PALM SPRINGS —If you are one of those distracted drivers who likes to chat on the phone, text, Instant Message, and post to Facebook and Instagram simultaneously, pay heed.
If you don’t you could get hit where it hurts most — in your pocketbook.
April is National Distracted Driving Awareness Month. With that in mind, the Palm Springs Police Department will be joining law enforcement agencies statewide stopping drivers who violate California’s hands-free cell phone law.
Throughout the month of April, the Palm Springs Police Department will have additional officers on patrol looking specifically for drivers on their phones.
Distracted driving is dangerous, especially when it involves a cell phone. According to preliminary data from the California Highway Patrol (CHP), 66 people were killed and more than 6,500 injured in 2017 from distracted driving-related crashes.
“Cell phones remain one of the top distractions for drivers,” said Sgt. Arnold Galvan. “Like any bad habit, it can be hard to break, but this habit can have life-altering consequences.”
A 2018 observational survey by the California Office of Traffic Safety (OTS) on driver cell phone use found about 4.5 percent of drivers are still using their cell phone illegally, a nearly 27 percent increase from 2016.
“That text or phone call will never be worth losing a life over,” Sgt.
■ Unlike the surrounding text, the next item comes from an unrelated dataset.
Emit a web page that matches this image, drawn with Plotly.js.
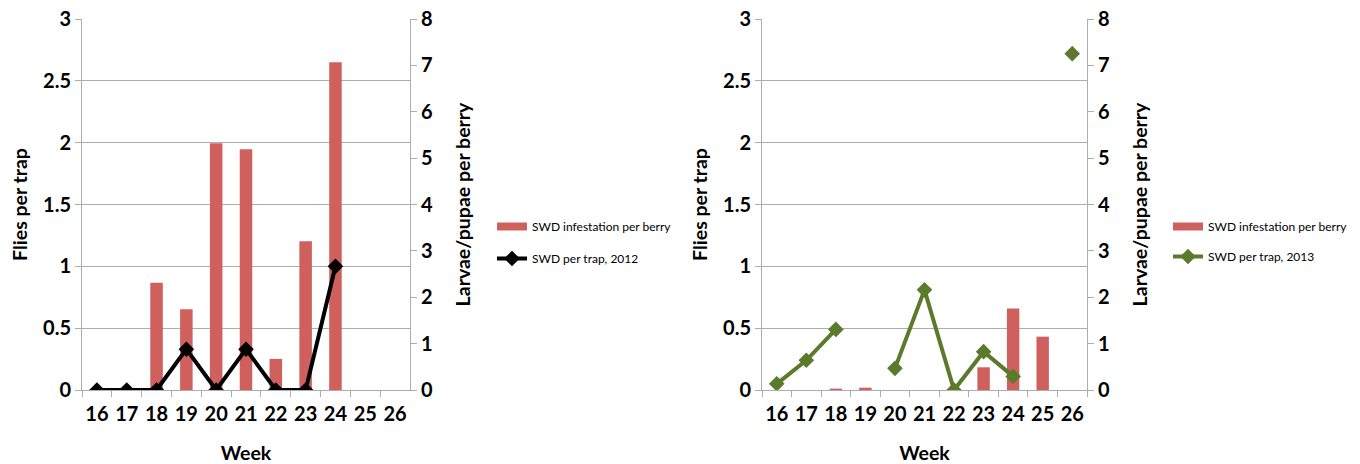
<!DOCTYPE html>
<html>
<head>
<meta charset="utf-8">
<script src="https://cdn.plot.ly/plotly-3.0.1.min.js"></script>
<style>html,body{margin:0;padding:0;background:#fff;}#chart{width:1360px;height:464px;}</style>
</head>
<body>
<div id="chart"></div>
<script>
const weeks = ["16","17","18","19","20","21","22","23","24","25","26"];
// 2012
const infest2012 = [null, null, 2.31, 1.74, 5.32, 5.19, 0.67, 3.21, 7.07, null, null];
const trap2012   = [0, 0, 0, 0.33, 0, 0.33, 0, 0, 1.0, null, null];
// 2013
const infest2013 = [null, null, 0.03, 0.05, null, null, null, 0.49, 1.76, 1.15, null];
const trap2013   = [0.05, 0.24, 0.49, null, 0.175, 0.81, 0, 0.31, 0.11, null, 2.72];

const barName = "SWD infestation per berry";
const line2012Name = "SWD per trap, 2012";
const line2013Name = "SWD per trap, 2013";

const barColor = "#d0605d";
const gridColor = "#adadad";
const FONT = "Lato, 'Open Sans', sans-serif";

const traces = [
  {type:"bar", x:weeks, y:infest2012, name:barName, xaxis:"x", yaxis:"y",
   marker:{color:barColor}, width:0.42, showlegend:false},
  {type:"scatter", mode:"lines+markers", x:weeks, y:trap2012, name:line2012Name,
   xaxis:"x", yaxis:"y2", line:{color:"#000000", width:4},
   marker:{symbol:"diamond", size:12, color:"#000000"}, connectgaps:false,
   legend:"legend", legendgroup:"b", legendrank:2},
  {type:"bar", x:weeks, y:infest2013, name:barName, xaxis:"x2", yaxis:"y3",
   marker:{color:barColor}, width:0.42, showlegend:false},
  {type:"scatter", mode:"lines+markers", x:weeks, y:trap2013, name:line2013Name,
   xaxis:"x2", yaxis:"y4", line:{color:"#5b7a2c", width:4},
   marker:{symbol:"diamond", size:12, color:"#5b7a2c"}, connectgaps:false,
   legend:"legend2", legendgroup:"d", legendrank:2},
  // legend swatches for the bar series (wide rectangle like the original)
  {type:"scatter", mode:"lines", x:[null], y:[null], name:barName, xaxis:"x", yaxis:"y",
   line:{color:barColor, width:8}, legend:"legend", legendgroup:"a", legendrank:1, hoverinfo:"skip"},
  {type:"scatter", mode:"lines", x:[null], y:[null], name:barName, xaxis:"x2", yaxis:"y3",
   line:{color:barColor, width:8}, legend:"legend2", legendgroup:"c", legendrank:1, hoverinfo:"skip"}
];

const W = 1360, H = 464;
const yDom = [1 - 390/H, 1 - 19/H];
const tickFont = {family:FONT, size:20, color:"#000", weight:"bold"};
const titleFont = {family:FONT, size:19.5, color:"#000", weight:"bold"};

function xAxis(dom, anchor){
  return {domain:dom, anchor:anchor, type:"category", categoryorder:"array",
    categoryarray:weeks, range:[-0.5, 10.5], tickson:"boundaries", ticks:"outside",
    ticklen:6, tickcolor:gridColor, showline:true, linecolor:gridColor, linewidth:1,
    showgrid:false, zeroline:false, tickfont:tickFont, tickangle:0, ticklabelstandoff:6,
    title:{text:"Week", font:titleFont, standoff:22}};
}
function rightAxis(anchor){
  return {domain:yDom, anchor:anchor, side:"right", range:[0,8], dtick:1, tick0:0,
    ticks:"outside", ticklen:6, tickcolor:gridColor, showline:true, linecolor:gridColor,
    showgrid:false, zeroline:false, tickfont:tickFont,
    title:{text:"Larvae/pupae per berry", font:titleFont, standoff:24}};
}
function leftAxis(over, anchor){
  return {overlaying:over, anchor:anchor, side:"left", range:[0,3], dtick:0.5, tick0:0,
    ticks:"outside", ticklen:6, tickcolor:gridColor, showline:true, linecolor:gridColor,
    showgrid:true, gridcolor:gridColor, gridwidth:1, zeroline:false, tickfont:tickFont,
    title:{text:"Flies per trap", font:titleFont, standoff:10}};
}

const layout = {
  width:W, height:H, margin:{l:0, r:0, t:0, b:0},
  paper_bgcolor:"#fff", plot_bgcolor:"rgba(0,0,0,0)",
  showlegend:true, barmode:"group",
  xaxis: xAxis([82/W, 410/W], "y"),
  yaxis: rightAxis("x"),
  yaxis2: leftAxis("y", "x"),
  xaxis2: xAxis([762/W, 1087/W], "y3"),
  yaxis3: rightAxis("x2"),
  yaxis4: leftAxis("y3", "x2"),
  legend:{x:492/W, y:1 - 212/H, xanchor:"left", yanchor:"top", itemwidth:30,
    font:{family:FONT, size:12, color:"#000"}, tracegroupgap:13, bgcolor:"rgba(0,0,0,0)"},
  legend2:{x:1168/W, y:1 - 212/H, xanchor:"left", yanchor:"top", itemwidth:30,
    font:{family:FONT, size:12, color:"#000"}, tracegroupgap:11, bgcolor:"rgba(0,0,0,0)"}
};

Plotly.newPlot("chart", traces, layout, {displayModeBar:false, staticPlot:true});
</script>
</body>
</html>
Arnold Galvan said in a prepared statement. “That is why curbing distracted driving is high on our priority list.”
Under the most recent cell phone law that went into effect in 2017, drivers are prohibited from having a phone in their hand for any reason and can only use their phone in a hands-free manner. The phones must be mounted on the dashboard, windshield or center console, and can only be touched once with the swipe or tap of a finger to activate or deactivate a function. First-time offenders face a $162 fine.
If you need to make a call or text someone, pull over and park at a safe location. Struggling to stay off the phone while driving? Put your phone in a place you can’t reach, like the backseat or trunk.
Funding for distracted driving enforcement operations are provided by a grant from the California Office of Traffic Safety, through the National Highway Traffic Safety Administration.